My last post was about the old word "bargain." This post is about the word "reckon," or reckoning. As with bargain, I come across reckoning in Tolstoy's novel Anna Karenina. In this story of the late nineteenth century, reckon can mean to count or account. For instance, when one is conducting business, making an offer, to reckon means to calculate or consider everything that is to be considered. To state that one has reckoned everything out, as Stepan Arkadyevitch does in the novel, is not just to say that one has accounted for everything. More importantly, to make this statement is to give one's word that the transaction is honest.
One of my friends, a Southern lady who has lived all over the world, has told me that reckoning and bargaining belong together. Both are old words that are more than business terms; they belong to a cosmology, a system of beliefs about the order of the universe including the business and politics of humans. One of the key questions that Tolstoy seems to be asking in the novel is if God in fact wills certain relationships, or how marriage fits in the order of things. He asks as well how class fits. Are the monarchy and bourgeoisie divinely appointed? Is Konstantin Levin supposed to be over his peasant workers? They seem to accept their place. They are disturbed when he labors with them. They think that he is in fact disturbing the order.

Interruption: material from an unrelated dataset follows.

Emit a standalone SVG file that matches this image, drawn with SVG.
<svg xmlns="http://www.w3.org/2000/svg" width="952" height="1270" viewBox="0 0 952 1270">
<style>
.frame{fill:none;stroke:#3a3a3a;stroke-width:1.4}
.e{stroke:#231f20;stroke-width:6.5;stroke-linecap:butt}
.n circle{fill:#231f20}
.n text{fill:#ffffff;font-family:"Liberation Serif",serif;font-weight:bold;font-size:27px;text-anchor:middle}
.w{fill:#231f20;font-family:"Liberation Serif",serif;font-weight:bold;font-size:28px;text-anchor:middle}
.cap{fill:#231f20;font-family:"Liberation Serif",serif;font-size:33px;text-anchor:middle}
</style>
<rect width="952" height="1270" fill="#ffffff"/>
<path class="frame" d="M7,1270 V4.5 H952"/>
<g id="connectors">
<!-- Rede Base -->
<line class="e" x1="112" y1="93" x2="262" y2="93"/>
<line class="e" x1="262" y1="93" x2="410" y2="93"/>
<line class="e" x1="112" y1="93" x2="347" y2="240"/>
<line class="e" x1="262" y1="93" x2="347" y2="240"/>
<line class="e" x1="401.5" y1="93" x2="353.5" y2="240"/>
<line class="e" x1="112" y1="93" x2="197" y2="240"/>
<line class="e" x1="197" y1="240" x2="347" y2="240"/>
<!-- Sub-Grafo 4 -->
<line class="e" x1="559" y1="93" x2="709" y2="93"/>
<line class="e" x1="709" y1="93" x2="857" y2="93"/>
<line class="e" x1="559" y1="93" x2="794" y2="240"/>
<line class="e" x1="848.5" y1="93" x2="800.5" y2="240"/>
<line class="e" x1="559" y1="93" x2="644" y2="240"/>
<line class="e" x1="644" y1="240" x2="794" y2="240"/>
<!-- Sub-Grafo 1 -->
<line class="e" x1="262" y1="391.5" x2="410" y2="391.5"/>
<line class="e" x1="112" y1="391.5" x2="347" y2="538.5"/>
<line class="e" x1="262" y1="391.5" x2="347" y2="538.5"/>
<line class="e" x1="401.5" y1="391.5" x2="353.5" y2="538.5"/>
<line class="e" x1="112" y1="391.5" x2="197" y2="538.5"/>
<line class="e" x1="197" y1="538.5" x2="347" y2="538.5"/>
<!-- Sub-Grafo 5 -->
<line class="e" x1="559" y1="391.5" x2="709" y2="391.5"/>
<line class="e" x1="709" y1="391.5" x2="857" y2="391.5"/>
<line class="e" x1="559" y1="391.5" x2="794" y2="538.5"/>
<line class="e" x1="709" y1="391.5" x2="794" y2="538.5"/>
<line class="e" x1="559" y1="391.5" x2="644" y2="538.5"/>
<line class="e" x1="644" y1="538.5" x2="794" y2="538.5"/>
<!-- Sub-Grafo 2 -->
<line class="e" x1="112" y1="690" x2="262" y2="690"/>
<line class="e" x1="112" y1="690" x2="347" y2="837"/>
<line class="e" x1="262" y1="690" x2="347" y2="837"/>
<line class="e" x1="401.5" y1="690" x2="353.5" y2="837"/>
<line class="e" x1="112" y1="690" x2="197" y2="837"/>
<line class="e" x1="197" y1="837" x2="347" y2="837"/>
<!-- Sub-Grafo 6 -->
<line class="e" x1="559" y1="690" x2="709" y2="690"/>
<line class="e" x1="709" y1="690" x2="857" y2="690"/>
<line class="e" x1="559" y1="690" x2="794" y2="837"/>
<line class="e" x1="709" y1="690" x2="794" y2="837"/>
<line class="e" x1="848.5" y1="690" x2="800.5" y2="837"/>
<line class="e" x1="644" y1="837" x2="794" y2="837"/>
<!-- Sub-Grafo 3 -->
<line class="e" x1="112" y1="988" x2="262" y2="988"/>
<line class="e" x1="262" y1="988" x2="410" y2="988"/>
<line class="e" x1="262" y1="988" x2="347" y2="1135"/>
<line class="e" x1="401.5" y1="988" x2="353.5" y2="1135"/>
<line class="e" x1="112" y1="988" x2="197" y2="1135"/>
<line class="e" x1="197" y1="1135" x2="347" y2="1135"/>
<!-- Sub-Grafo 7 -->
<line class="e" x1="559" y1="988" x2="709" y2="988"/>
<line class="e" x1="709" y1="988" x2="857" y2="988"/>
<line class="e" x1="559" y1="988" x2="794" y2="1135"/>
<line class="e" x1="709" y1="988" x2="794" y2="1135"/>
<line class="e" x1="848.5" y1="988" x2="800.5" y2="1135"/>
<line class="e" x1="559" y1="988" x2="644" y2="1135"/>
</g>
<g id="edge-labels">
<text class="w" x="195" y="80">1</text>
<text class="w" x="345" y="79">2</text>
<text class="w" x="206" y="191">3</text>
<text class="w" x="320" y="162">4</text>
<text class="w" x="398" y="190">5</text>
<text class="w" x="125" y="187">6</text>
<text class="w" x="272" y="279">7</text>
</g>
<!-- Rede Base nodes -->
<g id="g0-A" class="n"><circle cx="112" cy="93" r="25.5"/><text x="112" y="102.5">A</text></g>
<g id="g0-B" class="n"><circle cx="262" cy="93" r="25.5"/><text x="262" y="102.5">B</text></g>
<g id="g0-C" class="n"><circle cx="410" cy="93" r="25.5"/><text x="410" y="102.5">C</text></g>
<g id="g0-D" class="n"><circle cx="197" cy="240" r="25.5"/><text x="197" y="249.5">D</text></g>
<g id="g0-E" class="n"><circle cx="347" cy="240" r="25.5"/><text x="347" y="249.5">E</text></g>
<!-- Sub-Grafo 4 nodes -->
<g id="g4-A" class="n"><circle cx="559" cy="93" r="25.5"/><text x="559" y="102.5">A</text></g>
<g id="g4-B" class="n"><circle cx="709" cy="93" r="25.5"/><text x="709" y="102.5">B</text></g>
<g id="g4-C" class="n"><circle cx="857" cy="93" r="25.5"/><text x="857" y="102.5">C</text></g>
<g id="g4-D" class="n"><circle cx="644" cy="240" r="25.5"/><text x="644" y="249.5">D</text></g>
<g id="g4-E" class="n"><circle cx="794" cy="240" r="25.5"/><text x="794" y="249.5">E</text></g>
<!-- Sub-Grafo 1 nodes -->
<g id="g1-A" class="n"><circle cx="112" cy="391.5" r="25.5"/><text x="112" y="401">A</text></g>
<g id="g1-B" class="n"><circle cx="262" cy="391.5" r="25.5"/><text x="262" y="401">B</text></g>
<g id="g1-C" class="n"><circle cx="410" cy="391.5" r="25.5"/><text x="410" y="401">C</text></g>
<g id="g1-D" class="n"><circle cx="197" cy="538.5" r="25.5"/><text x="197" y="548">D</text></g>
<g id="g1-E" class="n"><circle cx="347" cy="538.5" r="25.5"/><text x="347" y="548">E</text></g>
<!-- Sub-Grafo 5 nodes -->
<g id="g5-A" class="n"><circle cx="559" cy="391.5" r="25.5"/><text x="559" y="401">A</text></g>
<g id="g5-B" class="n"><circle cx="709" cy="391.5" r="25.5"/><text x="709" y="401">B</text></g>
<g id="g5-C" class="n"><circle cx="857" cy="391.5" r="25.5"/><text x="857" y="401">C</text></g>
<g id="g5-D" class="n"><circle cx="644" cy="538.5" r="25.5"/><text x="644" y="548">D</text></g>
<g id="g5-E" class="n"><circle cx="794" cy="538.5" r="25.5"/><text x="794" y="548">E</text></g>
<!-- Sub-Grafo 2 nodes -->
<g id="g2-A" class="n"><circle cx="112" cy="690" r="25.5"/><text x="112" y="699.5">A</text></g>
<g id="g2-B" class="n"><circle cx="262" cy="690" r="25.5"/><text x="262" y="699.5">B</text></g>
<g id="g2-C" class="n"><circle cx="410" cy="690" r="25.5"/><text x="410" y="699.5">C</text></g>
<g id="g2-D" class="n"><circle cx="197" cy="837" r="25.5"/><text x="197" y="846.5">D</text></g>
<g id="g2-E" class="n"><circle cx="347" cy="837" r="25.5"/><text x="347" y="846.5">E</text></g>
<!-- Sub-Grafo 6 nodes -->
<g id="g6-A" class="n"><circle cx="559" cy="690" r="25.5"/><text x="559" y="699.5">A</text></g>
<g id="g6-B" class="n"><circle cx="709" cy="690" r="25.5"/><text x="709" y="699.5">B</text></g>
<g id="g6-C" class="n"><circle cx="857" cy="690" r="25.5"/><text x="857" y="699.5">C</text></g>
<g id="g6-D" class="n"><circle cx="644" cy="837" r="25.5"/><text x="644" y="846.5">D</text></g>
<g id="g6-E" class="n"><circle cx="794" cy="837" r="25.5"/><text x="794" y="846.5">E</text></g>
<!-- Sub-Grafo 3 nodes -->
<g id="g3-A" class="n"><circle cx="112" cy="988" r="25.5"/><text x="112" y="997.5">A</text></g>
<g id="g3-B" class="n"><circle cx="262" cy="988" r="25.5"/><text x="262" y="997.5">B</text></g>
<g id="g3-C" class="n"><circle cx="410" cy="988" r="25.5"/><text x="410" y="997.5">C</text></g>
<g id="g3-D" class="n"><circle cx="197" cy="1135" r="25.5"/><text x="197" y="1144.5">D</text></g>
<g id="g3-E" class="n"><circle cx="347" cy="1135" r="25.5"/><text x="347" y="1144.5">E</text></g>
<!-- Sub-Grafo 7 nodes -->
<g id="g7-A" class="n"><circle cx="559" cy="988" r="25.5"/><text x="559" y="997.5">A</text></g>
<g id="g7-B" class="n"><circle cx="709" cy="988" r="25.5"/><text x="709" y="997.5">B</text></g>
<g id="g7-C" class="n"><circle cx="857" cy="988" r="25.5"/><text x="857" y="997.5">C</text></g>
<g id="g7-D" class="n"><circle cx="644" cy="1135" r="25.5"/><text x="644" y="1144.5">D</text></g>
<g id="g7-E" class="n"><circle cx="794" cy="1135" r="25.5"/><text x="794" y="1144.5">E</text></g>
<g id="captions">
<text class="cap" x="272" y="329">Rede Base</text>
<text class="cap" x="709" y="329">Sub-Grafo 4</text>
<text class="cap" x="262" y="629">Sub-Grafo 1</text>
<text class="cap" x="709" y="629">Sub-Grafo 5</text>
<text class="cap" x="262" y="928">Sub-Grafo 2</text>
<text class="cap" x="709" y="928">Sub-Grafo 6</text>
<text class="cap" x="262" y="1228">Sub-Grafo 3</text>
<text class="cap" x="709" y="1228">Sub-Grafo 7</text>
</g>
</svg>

Certainly, Anna Arkadyevna disturbs the order when she loves someone other than her husband. But, Princess Mayakaya defends Anna, arguing that it is not Anna's fault that more than one man's soul is tacked to her. Mayakaya is suggesting that there exist soul connections that transcend one's earth life. Anna too defends herself. When she believes she faces death, nothing is more important than that she receive her husband's forgiveness for her infidelity, which is not to say that she feels she has been wrong to love another. Yet, she shows us that at death one must reckon or account for what one has done on earth.
This concept of reckoning gives me a way to understand my own ancestors' practice of having their land sold at death and having their executor pay off all debts before disbursing any bequests. This is another form of reckoning at death. I have seen this a number of times in wills including in that of one ancestor whose will was challenged because the request would result in her being expelled from the land where she had lived with her husband. Her case went to the Supreme Court of the State of Mississippi, where she prevailed. She was allowed to remain on the land until death, which unfortunately wasn't long after the case was decided. In this case, the ancestor's reckoning might have included care for his surviving spouse.
The case reminds me of my grandfather, who I knew in my lifetime, his having lived until I was fifteen years old. It would appear that, a couple of years at least before his death, he tried to get his house in order by making sure that my grandmother's needs would be met. This task included purchasing my grandmother a washer and dryer to replace the wring washer she had used for many years. I guess he didn't want to, from his grave, see her working as hard as she had while he lived. Or, maybe Grandma had asked for a new washer and he didn't want that request to go unfulfilled. Whichever is the case, I do see his actions at the close of life as a reckoning, and I very much feel that this was behavior he had learned from his elders and ancestors.
So, if bargaining is an attempt at honest business, reckoning points to an ethic based in the belief that one may be outside the will of God or outside of a certain order if one does not settle, make proper account, of one's earth doings. One may turn in one's grave if things are left unsettled or undone.
Another reason I have been interested in the concepts of reckoning and bargaining is that I think that these may come into play with the activities of African-American soldiers in their own dealings. I am looking in particular at the 63rd USCT, which was a guard unit stationed at Memphis. These men served basically in John Eaton, Jr.'s Department of Freedmen and in the area's contraband camps. Following their service, as well as during, they appear to have sought every benefit that was coming to them. For example, most of them applied for a bounty, which a significant number of them used to get started in farming. Many of them opened accounts with the Freedmen's Bureau Bank. They vouched for each other's service when applying for a pension and informed their wives that they too should apply if they preceded them in death. In short, even though most of these men were former slaves, they appear to have evaluated their experience in the war, systematically, which is to say as a part of an order, and they placed their lives in agreement with that order. I see their various applications as a reckoning, a commitment to discerning God's will in a situation and acting accordingly. This is a theory in need of some work, but these are my beginning thoughts.